= What you have to do =
Please set down all the lines beneath this one exactly, without the pictures.

= Data section =
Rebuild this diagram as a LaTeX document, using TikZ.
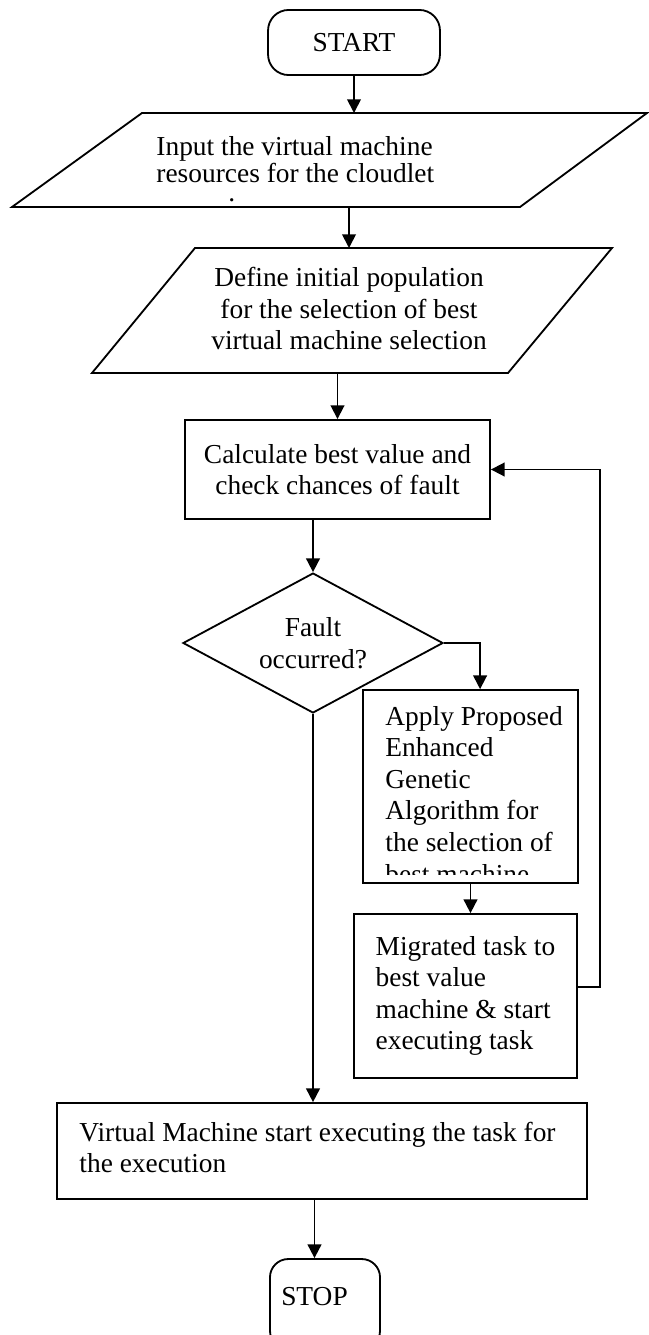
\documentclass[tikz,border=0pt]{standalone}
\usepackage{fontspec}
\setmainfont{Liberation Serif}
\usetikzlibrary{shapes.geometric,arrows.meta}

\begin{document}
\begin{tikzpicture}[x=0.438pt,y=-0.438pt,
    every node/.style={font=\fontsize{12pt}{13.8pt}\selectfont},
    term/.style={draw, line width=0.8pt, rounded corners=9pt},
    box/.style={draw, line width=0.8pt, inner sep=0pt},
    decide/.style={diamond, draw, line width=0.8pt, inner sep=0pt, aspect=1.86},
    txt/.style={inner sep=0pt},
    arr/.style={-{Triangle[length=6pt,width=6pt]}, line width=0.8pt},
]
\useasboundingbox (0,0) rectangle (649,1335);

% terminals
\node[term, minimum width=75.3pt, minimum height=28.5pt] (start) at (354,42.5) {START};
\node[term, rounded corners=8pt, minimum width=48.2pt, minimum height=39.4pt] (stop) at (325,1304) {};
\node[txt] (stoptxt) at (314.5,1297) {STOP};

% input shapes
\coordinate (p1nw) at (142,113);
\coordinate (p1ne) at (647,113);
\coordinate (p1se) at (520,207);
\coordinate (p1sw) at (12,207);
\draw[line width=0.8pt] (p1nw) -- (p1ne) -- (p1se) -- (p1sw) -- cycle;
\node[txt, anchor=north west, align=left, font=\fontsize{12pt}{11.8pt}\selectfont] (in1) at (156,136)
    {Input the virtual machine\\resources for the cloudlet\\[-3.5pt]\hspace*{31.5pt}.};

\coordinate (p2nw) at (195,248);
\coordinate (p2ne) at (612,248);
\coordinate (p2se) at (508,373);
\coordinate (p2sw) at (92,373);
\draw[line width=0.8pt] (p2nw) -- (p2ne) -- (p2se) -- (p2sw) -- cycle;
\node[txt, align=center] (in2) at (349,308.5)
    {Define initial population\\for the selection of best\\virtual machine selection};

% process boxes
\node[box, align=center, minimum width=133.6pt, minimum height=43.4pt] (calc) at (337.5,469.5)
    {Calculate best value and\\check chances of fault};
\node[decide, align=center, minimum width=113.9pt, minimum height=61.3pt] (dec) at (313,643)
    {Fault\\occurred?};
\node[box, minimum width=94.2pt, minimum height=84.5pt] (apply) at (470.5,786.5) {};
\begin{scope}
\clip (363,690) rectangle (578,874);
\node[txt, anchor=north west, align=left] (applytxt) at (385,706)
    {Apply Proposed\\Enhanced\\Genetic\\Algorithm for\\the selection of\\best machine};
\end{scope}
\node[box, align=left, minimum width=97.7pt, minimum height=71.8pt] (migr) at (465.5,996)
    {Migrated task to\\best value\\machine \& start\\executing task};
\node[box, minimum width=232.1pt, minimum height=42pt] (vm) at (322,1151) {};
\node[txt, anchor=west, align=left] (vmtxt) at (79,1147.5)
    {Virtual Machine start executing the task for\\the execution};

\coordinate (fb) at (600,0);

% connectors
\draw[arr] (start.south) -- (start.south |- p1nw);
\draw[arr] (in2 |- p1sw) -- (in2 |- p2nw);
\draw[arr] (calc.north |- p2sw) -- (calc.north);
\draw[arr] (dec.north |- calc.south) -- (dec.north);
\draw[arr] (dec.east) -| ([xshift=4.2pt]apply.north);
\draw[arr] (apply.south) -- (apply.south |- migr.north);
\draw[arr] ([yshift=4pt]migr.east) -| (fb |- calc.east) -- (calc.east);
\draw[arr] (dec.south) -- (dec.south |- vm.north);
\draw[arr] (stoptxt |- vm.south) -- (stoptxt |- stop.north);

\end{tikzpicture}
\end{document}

= Result of this task =
Rebuild this diagram as a LaTeX document, using TikZ.
\documentclass[tikz,border=0pt]{standalone}
\usepackage{fontspec}
\setmainfont{Liberation Serif}
\usetikzlibrary{shapes.geometric,arrows.meta}

\begin{document}
\begin{tikzpicture}[x=0.438pt,y=-0.438pt,
    every node/.style={font=\fontsize{12pt}{13.8pt}\selectfont},
    term/.style={draw, line width=0.8pt, rounded corners=9pt},
    box/.style={draw, line width=0.8pt, inner sep=0pt},
    decide/.style={diamond, draw, line width=0.8pt, inner sep=0pt, aspect=1.86},
    txt/.style={inner sep=0pt},
    arr/.style={-{Triangle[length=6pt,width=6pt]}, line width=0.8pt},
]
\useasboundingbox (0,0) rectangle (649,1335);

% terminals
\node[term, minimum width=75.3pt, minimum height=28.5pt] (start) at (354,42.5) {START};
\node[term, rounded corners=8pt, minimum width=48.2pt, minimum height=39.4pt] (stop) at (325,1304) {};
\node[txt] (stoptxt) at (314.5,1297) {STOP};

% input shapes
\coordinate (p1nw) at (142,113);
\coordinate (p1ne) at (647,113);
\coordinate (p1se) at (520,207);
\coordinate (p1sw) at (12,207);
\draw[line width=0.8pt] (p1nw) -- (p1ne) -- (p1se) -- (p1sw) -- cycle;
\node[txt, anchor=north west, align=left, font=\fontsize{12pt}{11.8pt}\selectfont] (in1) at (156,136)
    {Input the virtual machine\\resources for the cloudlet\\[-3.5pt]\hspace*{31.5pt}.};

\coordinate (p2nw) at (195,248);
\coordinate (p2ne) at (612,248);
\coordinate (p2se) at (508,373);
\coordinate (p2sw) at (92,373);
\draw[line width=0.8pt] (p2nw) -- (p2ne) -- (p2se) -- (p2sw) -- cycle;
\node[txt, align=center] (in2) at (349,308.5)
    {Define initial population\\for the selection of best\\virtual machine selection};

% process boxes
\node[box, align=center, minimum width=133.6pt, minimum height=43.4pt] (calc) at (337.5,469.5)
    {Calculate best value and\\check chances of fault};
\node[decide, align=center, minimum width=113.9pt, minimum height=61.3pt] (dec) at (313,643)
    {Fault\\occurred?};
\node[box, minimum width=94.2pt, minimum height=84.5pt] (apply) at (470.5,786.5) {};
\begin{scope}
\clip (363,690) rectangle (578,874);
\node[txt, anchor=north west, align=left] (applytxt) at (385,706)
    {Apply Proposed\\Enhanced\\Genetic\\Algorithm for\\the selection of\\best machine};
\end{scope}
\node[box, align=left, minimum width=97.7pt, minimum height=71.8pt] (migr) at (465.5,996)
    {Migrated task to\\best value\\machine \& start\\executing task};
\node[box, minimum width=232.1pt, minimum height=42pt] (vm) at (322,1151) {};
\node[txt, anchor=west, align=left] (vmtxt) at (79,1147.5)
    {Virtual Machine start executing the task for\\the execution};

\coordinate (fb) at (600,0);

% connectors
\draw[arr] (start.south) -- (start.south |- p1nw);
\draw[arr] (in2 |- p1sw) -- (in2 |- p2nw);
\draw[arr] (calc.north |- p2sw) -- (calc.north);
\draw[arr] (dec.north |- calc.south) -- (dec.north);
\draw[arr] (dec.east) -| ([xshift=4.2pt]apply.north);
\draw[arr] (apply.south) -- (apply.south |- migr.north);
\draw[arr] ([yshift=4pt]migr.east) -| (fb |- calc.east) -- (calc.east);
\draw[arr] (dec.south) -- (dec.south |- vm.north);
\draw[arr] (stoptxt |- vm.south) -- (stoptxt |- stop.north);

\end{tikzpicture}
\end{document}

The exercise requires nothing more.